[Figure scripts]
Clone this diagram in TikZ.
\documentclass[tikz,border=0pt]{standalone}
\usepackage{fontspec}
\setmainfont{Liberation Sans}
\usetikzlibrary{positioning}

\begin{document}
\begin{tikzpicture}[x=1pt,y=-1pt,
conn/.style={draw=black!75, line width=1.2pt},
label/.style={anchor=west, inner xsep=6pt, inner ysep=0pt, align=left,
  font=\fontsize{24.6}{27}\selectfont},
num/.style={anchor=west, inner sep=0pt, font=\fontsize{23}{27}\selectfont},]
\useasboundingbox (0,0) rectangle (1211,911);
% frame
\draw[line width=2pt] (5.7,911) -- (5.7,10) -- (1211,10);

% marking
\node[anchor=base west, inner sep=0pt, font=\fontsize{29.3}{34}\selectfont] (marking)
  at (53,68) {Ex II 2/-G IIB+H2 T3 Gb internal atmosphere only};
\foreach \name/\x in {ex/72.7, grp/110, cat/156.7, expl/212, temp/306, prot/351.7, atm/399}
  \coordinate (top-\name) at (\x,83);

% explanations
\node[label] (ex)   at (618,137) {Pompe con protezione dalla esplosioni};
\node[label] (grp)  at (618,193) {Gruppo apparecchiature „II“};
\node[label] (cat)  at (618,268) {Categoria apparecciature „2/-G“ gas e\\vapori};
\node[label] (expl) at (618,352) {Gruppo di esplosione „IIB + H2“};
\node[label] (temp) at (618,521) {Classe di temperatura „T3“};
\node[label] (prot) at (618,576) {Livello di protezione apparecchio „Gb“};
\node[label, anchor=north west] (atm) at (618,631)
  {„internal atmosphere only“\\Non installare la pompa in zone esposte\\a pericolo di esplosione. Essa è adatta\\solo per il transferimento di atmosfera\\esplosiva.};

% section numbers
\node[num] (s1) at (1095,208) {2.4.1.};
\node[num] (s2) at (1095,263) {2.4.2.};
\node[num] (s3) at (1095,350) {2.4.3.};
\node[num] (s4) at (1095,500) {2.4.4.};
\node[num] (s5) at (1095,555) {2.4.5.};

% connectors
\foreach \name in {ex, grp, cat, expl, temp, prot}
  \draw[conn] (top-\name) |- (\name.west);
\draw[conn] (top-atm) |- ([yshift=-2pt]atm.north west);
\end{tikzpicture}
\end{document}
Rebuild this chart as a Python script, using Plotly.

| TASK |
Count the lines above in which the word "this" appears, then state only that count.

| TASK SOLUTION |
2